*Job*: The records below hold pictures; please leave those out and retype the rest exactly.

*Input records*:
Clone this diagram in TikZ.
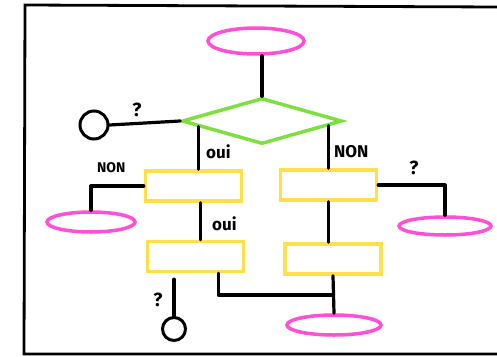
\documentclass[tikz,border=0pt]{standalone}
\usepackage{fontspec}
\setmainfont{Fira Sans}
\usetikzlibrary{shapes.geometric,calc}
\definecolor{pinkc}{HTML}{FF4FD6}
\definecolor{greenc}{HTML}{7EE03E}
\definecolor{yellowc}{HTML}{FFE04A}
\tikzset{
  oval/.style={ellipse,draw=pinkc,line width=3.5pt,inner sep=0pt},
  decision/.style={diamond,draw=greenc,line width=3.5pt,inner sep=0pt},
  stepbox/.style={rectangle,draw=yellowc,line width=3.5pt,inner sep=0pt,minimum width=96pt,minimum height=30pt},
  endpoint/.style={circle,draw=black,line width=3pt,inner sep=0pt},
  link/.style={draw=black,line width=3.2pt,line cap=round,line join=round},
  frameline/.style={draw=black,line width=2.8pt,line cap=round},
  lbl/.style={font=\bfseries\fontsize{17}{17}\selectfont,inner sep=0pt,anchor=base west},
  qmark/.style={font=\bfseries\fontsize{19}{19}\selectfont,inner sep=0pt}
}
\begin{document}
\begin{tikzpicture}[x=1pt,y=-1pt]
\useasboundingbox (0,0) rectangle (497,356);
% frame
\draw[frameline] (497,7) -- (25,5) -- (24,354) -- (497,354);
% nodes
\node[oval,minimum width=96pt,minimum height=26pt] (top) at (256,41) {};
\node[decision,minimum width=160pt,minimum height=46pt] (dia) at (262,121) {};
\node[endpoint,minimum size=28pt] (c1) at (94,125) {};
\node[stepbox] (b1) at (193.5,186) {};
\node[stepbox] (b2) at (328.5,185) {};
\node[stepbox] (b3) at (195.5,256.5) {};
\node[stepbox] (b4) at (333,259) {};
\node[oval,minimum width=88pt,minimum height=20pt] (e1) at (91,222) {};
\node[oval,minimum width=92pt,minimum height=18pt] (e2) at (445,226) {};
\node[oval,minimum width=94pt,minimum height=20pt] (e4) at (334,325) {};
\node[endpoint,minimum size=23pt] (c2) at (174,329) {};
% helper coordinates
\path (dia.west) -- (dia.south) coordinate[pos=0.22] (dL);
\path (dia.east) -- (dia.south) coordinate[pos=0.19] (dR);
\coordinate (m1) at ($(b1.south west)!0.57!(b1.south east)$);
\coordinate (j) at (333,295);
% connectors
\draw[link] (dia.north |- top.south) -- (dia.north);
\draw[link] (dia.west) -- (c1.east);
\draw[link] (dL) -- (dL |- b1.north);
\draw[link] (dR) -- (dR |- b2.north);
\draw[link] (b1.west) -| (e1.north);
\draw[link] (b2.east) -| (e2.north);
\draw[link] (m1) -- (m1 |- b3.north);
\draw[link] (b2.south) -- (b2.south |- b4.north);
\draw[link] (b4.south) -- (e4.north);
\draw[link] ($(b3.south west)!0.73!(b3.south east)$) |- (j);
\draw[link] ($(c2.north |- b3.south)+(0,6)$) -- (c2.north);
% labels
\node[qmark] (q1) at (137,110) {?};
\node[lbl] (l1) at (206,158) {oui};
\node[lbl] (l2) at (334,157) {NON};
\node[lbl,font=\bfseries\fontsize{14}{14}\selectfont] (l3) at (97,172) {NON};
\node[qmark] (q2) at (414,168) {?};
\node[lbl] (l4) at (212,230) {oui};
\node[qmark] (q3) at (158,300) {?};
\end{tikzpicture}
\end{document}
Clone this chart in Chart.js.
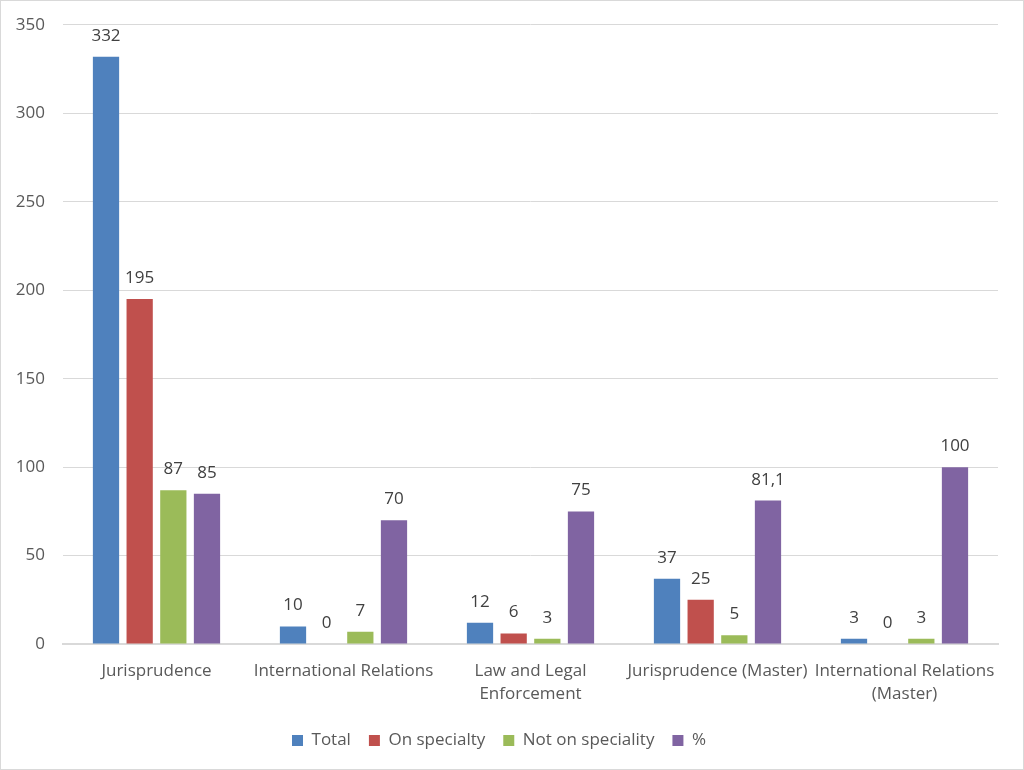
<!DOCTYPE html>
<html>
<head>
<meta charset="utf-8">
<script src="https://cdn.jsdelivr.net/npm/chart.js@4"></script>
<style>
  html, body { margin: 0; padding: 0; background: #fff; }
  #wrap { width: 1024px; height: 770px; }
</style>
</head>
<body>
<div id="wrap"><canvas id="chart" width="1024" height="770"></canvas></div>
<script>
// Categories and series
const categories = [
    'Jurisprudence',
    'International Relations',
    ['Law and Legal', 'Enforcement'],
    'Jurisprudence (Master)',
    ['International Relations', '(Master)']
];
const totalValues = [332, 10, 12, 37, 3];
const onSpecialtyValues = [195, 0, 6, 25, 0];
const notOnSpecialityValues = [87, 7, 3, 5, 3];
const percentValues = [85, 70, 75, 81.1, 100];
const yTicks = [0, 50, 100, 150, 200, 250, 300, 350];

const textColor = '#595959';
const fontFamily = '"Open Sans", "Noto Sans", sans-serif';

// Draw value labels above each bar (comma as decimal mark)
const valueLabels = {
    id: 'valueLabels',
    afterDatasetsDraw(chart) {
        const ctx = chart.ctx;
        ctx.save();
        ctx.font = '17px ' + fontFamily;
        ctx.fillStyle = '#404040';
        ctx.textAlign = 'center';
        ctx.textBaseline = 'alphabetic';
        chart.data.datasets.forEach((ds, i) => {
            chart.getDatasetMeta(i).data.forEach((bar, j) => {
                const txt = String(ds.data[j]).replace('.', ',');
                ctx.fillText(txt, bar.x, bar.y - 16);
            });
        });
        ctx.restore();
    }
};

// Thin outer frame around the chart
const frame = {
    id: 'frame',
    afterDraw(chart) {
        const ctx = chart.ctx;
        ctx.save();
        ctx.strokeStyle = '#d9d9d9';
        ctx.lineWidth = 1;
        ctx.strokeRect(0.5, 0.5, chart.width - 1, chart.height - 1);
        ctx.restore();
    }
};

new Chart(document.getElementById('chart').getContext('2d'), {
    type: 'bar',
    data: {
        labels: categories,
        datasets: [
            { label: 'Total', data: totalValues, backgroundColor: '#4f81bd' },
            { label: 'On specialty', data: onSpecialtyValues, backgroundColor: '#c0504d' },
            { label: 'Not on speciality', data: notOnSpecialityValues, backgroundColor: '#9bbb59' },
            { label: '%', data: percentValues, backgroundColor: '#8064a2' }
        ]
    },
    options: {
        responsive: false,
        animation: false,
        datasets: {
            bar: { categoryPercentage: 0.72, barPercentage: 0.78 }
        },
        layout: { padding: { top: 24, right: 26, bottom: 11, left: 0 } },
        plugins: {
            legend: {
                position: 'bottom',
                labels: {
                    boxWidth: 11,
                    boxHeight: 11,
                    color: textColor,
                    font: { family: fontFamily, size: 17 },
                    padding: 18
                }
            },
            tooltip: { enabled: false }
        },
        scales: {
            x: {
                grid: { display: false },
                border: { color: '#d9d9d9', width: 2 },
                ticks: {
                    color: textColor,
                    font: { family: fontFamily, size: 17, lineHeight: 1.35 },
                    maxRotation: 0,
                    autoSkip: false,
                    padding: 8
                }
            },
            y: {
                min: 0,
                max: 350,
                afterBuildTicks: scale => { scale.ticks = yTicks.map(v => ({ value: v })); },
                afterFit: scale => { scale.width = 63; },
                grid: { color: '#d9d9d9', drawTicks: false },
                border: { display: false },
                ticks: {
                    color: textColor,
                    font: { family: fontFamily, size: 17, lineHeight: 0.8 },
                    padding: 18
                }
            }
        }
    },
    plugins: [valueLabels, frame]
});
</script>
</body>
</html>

*The reply*:
Clone this diagram in TikZ.
\documentclass[tikz,border=0pt]{standalone}
\usepackage{fontspec}
\setmainfont{Fira Sans}
\usetikzlibrary{shapes.geometric,calc}
\definecolor{pinkc}{HTML}{FF4FD6}
\definecolor{greenc}{HTML}{7EE03E}
\definecolor{yellowc}{HTML}{FFE04A}
\tikzset{
  oval/.style={ellipse,draw=pinkc,line width=3.5pt,inner sep=0pt},
  decision/.style={diamond,draw=greenc,line width=3.5pt,inner sep=0pt},
  stepbox/.style={rectangle,draw=yellowc,line width=3.5pt,inner sep=0pt,minimum width=96pt,minimum height=30pt},
  endpoint/.style={circle,draw=black,line width=3pt,inner sep=0pt},
  link/.style={draw=black,line width=3.2pt,line cap=round,line join=round},
  frameline/.style={draw=black,line width=2.8pt,line cap=round},
  lbl/.style={font=\bfseries\fontsize{17}{17}\selectfont,inner sep=0pt,anchor=base west},
  qmark/.style={font=\bfseries\fontsize{19}{19}\selectfont,inner sep=0pt}
}
\begin{document}
\begin{tikzpicture}[x=1pt,y=-1pt]
\useasboundingbox (0,0) rectangle (497,356);
% frame
\draw[frameline] (497,7) -- (25,5) -- (24,354) -- (497,354);
% nodes
\node[oval,minimum width=96pt,minimum height=26pt] (top) at (256,41) {};
\node[decision,minimum width=160pt,minimum height=46pt] (dia) at (262,121) {};
\node[endpoint,minimum size=28pt] (c1) at (94,125) {};
\node[stepbox] (b1) at (193.5,186) {};
\node[stepbox] (b2) at (328.5,185) {};
\node[stepbox] (b3) at (195.5,256.5) {};
\node[stepbox] (b4) at (333,259) {};
\node[oval,minimum width=88pt,minimum height=20pt] (e1) at (91,222) {};
\node[oval,minimum width=92pt,minimum height=18pt] (e2) at (445,226) {};
\node[oval,minimum width=94pt,minimum height=20pt] (e4) at (334,325) {};
\node[endpoint,minimum size=23pt] (c2) at (174,329) {};
% helper coordinates
\path (dia.west) -- (dia.south) coordinate[pos=0.22] (dL);
\path (dia.east) -- (dia.south) coordinate[pos=0.19] (dR);
\coordinate (m1) at ($(b1.south west)!0.57!(b1.south east)$);
\coordinate (j) at (333,295);
% connectors
\draw[link] (dia.north |- top.south) -- (dia.north);
\draw[link] (dia.west) -- (c1.east);
\draw[link] (dL) -- (dL |- b1.north);
\draw[link] (dR) -- (dR |- b2.north);
\draw[link] (b1.west) -| (e1.north);
\draw[link] (b2.east) -| (e2.north);
\draw[link] (m1) -- (m1 |- b3.north);
\draw[link] (b2.south) -- (b2.south |- b4.north);
\draw[link] (b4.south) -- (e4.north);
\draw[link] ($(b3.south west)!0.73!(b3.south east)$) |- (j);
\draw[link] ($(c2.north |- b3.south)+(0,6)$) -- (c2.north);
% labels
\node[qmark] (q1) at (137,110) {?};
\node[lbl] (l1) at (206,158) {oui};
\node[lbl] (l2) at (334,157) {NON};
\node[lbl,font=\bfseries\fontsize{14}{14}\selectfont] (l3) at (97,172) {NON};
\node[qmark] (q2) at (414,168) {?};
\node[lbl] (l4) at (212,230) {oui};
\node[qmark] (q3) at (158,300) {?};
\end{tikzpicture}
\end{document}
Clone this chart in Chart.js.
<!DOCTYPE html>
<html>
<head>
<meta charset="utf-8">
<script src="https://cdn.jsdelivr.net/npm/chart.js@4"></script>
<style>
  html, body { margin: 0; padding: 0; background: #fff; }
  #wrap { width: 1024px; height: 770px; }
</style>
</head>
<body>
<div id="wrap"><canvas id="chart" width="1024" height="770"></canvas></div>
<script>
// Categories and series
const categories = [
    'Jurisprudence',
    'International Relations',
    ['Law and Legal', 'Enforcement'],
    'Jurisprudence (Master)',
    ['International Relations', '(Master)']
];
const totalValues = [332, 10, 12, 37, 3];
const onSpecialtyValues = [195, 0, 6, 25, 0];
const notOnSpecialityValues = [87, 7, 3, 5, 3];
const percentValues = [85, 70, 75, 81.1, 100];
const yTicks = [0, 50, 100, 150, 200, 250, 300, 350];

const textColor = '#595959';
const fontFamily = '"Open Sans", "Noto Sans", sans-serif';

// Draw value labels above each bar (comma as decimal mark)
const valueLabels = {
    id: 'valueLabels',
    afterDatasetsDraw(chart) {
        const ctx = chart.ctx;
        ctx.save();
        ctx.font = '17px ' + fontFamily;
        ctx.fillStyle = '#404040';
        ctx.textAlign = 'center';
        ctx.textBaseline = 'alphabetic';
        chart.data.datasets.forEach((ds, i) => {
            chart.getDatasetMeta(i).data.forEach((bar, j) => {
                const txt = String(ds.data[j]).replace('.', ',');
                ctx.fillText(txt, bar.x, bar.y - 16);
            });
        });
        ctx.restore();
    }
};

// Thin outer frame around the chart
const frame = {
    id: 'frame',
    afterDraw(chart) {
        const ctx = chart.ctx;
        ctx.save();
        ctx.strokeStyle = '#d9d9d9';
        ctx.lineWidth = 1;
        ctx.strokeRect(0.5, 0.5, chart.width - 1, chart.height - 1);
        ctx.restore();
    }
};

new Chart(document.getElementById('chart').getContext('2d'), {
    type: 'bar',
    data: {
        labels: categories,
        datasets: [
            { label: 'Total', data: totalValues, backgroundColor: '#4f81bd' },
            { label: 'On specialty', data: onSpecialtyValues, backgroundColor: '#c0504d' },
            { label: 'Not on speciality', data: notOnSpecialityValues, backgroundColor: '#9bbb59' },
            { label: '%', data: percentValues, backgroundColor: '#8064a2' }
        ]
    },
    options: {
        responsive: false,
        animation: false,
        datasets: {
            bar: { categoryPercentage: 0.72, barPercentage: 0.78 }
        },
        layout: { padding: { top: 24, right: 26, bottom: 11, left: 0 } },
        plugins: {
            legend: {
                position: 'bottom',
                labels: {
                    boxWidth: 11,
                    boxHeight: 11,
                    color: textColor,
                    font: { family: fontFamily, size: 17 },
                    padding: 18
                }
            },
            tooltip: { enabled: false }
        },
        scales: {
            x: {
                grid: { display: false },
                border: { color: '#d9d9d9', width: 2 },
                ticks: {
                    color: textColor,
                    font: { family: fontFamily, size: 17, lineHeight: 1.35 },
                    maxRotation: 0,
                    autoSkip: false,
                    padding: 8
                }
            },
            y: {
                min: 0,
                max: 350,
                afterBuildTicks: scale => { scale.ticks = yTicks.map(v => ({ value: v })); },
                afterFit: scale => { scale.width = 63; },
                grid: { color: '#d9d9d9', drawTicks: false },
                border: { display: false },
                ticks: {
                    color: textColor,
                    font: { family: fontFamily, size: 17, lineHeight: 0.8 },
                    padding: 18
                }
            }
        }
    },
    plugins: [valueLabels, frame]
});
</script>
</body>
</html>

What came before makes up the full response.